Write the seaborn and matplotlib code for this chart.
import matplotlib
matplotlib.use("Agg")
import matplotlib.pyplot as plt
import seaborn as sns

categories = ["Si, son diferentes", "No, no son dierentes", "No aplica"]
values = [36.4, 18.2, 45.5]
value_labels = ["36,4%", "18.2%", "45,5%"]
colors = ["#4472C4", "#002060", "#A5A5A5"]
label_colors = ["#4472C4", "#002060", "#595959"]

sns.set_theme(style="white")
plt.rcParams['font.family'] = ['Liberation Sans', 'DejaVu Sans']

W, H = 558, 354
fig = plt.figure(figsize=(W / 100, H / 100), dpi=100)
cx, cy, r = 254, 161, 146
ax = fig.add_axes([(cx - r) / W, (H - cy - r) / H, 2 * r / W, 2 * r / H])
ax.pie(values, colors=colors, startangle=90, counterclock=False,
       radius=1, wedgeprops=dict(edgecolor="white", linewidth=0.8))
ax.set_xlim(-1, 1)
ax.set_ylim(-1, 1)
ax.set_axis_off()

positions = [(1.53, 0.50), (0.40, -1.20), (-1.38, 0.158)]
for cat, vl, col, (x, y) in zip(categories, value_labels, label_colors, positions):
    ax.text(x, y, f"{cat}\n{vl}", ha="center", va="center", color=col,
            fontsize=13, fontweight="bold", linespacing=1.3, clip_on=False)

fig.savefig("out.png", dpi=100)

- - -

### AIM OF THE TASK
In this exercise, copy only the lines from the opening line of the material through the line where "import seaborn as sns" appears.

### FINISHED EXERCISE
Write the seaborn and matplotlib code for this chart.
import matplotlib
matplotlib.use("Agg")
import matplotlib.pyplot as plt
import seaborn as sns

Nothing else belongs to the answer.